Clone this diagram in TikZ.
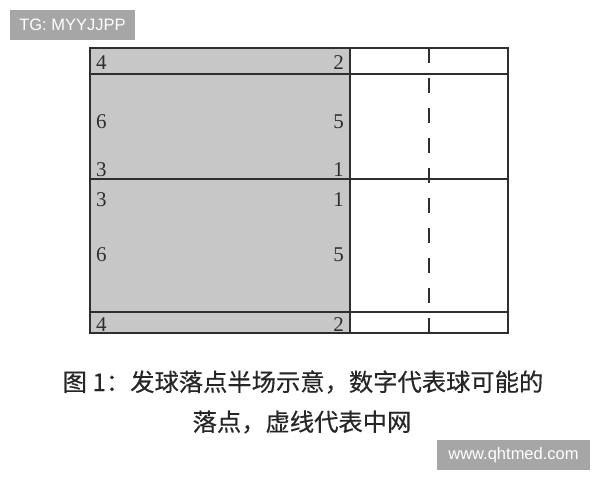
\documentclass[tikz,border=0pt]{standalone}
\usepackage{fontspec}
\setmainfont{Liberation Serif}
\newfontfamily\cjk[FakeBold=0.4]{Noto Sans CJK SC}
\newfontfamily\wmfont{Liberation Sans}
\begin{document}
\begin{tikzpicture}[x=1pt,y=-1pt,
  court/.style={draw=black!82,line width=1.8pt},
  num/.style={inner sep=0pt,font=\fontsize{21}{21}\selectfont,text=black!82},
  wmbox/.style={fill=black!35,text=white,inner sep=0pt,font=\wmfont\fontsize{16.5}{16.5}\selectfont},
  caption/.style={inner sep=0pt,font=\cjk\fontsize{24.3}{24.3}\selectfont,text=black!85}]
\useasboundingbox (0,0) rectangle (600,480);
\fill[white] (0,0) rectangle (600,480);
% gray half court
\fill[black!22] (90,48) rectangle (350,333);
% net (dashed)
\draw[line width=1.8pt,black!82,dash pattern=on 15pt off 15pt] (429,48) -- (429,333);
% court lines
\draw[court] (90,48) rectangle (508,333);
\draw[court] (90,74) -- (508,74);
\draw[court] (90,179) -- (508,179);
\draw[court] (90,312) -- (508,312);
\draw[court] (350,48) -- (350,333);
% numbers
\node[num,anchor=base west] (a4) at (96,69) {4};
\node[num,anchor=base east] (a2) at (344,69) {2};
\node[num,anchor=base west] (a6) at (96,128) {6};
\node[num,anchor=base east] (a5) at (344,128) {5};
\node[num,anchor=base west] (a3) at (96,176) {3};
\node[num,anchor=base east] (a1) at (344,176) {1};
\node[num,anchor=base west] (b3) at (96,206) {3};
\node[num,anchor=base east] (b1) at (344,206) {1};
\node[num,anchor=base west] (b6) at (96,261) {6};
\node[num,anchor=base east] (b5) at (344,261) {5};
\node[num,anchor=base west] (b4) at (96,331) {4};
\node[num,anchor=base east] (b2) at (344,331) {2};
% caption
\node[caption] (cap1) at (303,382) {图 1：发球落点半场示意，数字代表球可能的};
\node[caption] (cap2) at (302,422) {落点，虚线代表中网};
% watermark boxes
\node[wmbox,minimum width=125pt,minimum height=30pt] (tg) at (72.5,25) {TG: MYYJJPP};
\node[wmbox,minimum width=153pt,minimum height=30pt] (www) at (513.5,455) {www.qhtmed.com};
\end{tikzpicture}
\end{document}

What you have to do:
Leave out the pictures and retype every line above exactly.

Output of the exercise:
Clone this diagram in TikZ.
\documentclass[tikz,border=0pt]{standalone}
\usepackage{fontspec}
\setmainfont{Liberation Serif}
\newfontfamily\cjk[FakeBold=0.4]{Noto Sans CJK SC}
\newfontfamily\wmfont{Liberation Sans}
\begin{document}
\begin{tikzpicture}[x=1pt,y=-1pt,
  court/.style={draw=black!82,line width=1.8pt},
  num/.style={inner sep=0pt,font=\fontsize{21}{21}\selectfont,text=black!82},
  wmbox/.style={fill=black!35,text=white,inner sep=0pt,font=\wmfont\fontsize{16.5}{16.5}\selectfont},
  caption/.style={inner sep=0pt,font=\cjk\fontsize{24.3}{24.3}\selectfont,text=black!85}]
\useasboundingbox (0,0) rectangle (600,480);
\fill[white] (0,0) rectangle (600,480);
% gray half court
\fill[black!22] (90,48) rectangle (350,333);
% net (dashed)
\draw[line width=1.8pt,black!82,dash pattern=on 15pt off 15pt] (429,48) -- (429,333);
% court lines
\draw[court] (90,48) rectangle (508,333);
\draw[court] (90,74) -- (508,74);
\draw[court] (90,179) -- (508,179);
\draw[court] (90,312) -- (508,312);
\draw[court] (350,48) -- (350,333);
% numbers
\node[num,anchor=base west] (a4) at (96,69) {4};
\node[num,anchor=base east] (a2) at (344,69) {2};
\node[num,anchor=base west] (a6) at (96,128) {6};
\node[num,anchor=base east] (a5) at (344,128) {5};
\node[num,anchor=base west] (a3) at (96,176) {3};
\node[num,anchor=base east] (a1) at (344,176) {1};
\node[num,anchor=base west] (b3) at (96,206) {3};
\node[num,anchor=base east] (b1) at (344,206) {1};
\node[num,anchor=base west] (b6) at (96,261) {6};
\node[num,anchor=base east] (b5) at (344,261) {5};
\node[num,anchor=base west] (b4) at (96,331) {4};
\node[num,anchor=base east] (b2) at (344,331) {2};
% caption
\node[caption] (cap1) at (303,382) {图 1：发球落点半场示意，数字代表球可能的};
\node[caption] (cap2) at (302,422) {落点，虚线代表中网};
% watermark boxes
\node[wmbox,minimum width=125pt,minimum height=30pt] (tg) at (72.5,25) {TG: MYYJJPP};
\node[wmbox,minimum width=153pt,minimum height=30pt] (www) at (513.5,455) {www.qhtmed.com};
\end{tikzpicture}
\end{document}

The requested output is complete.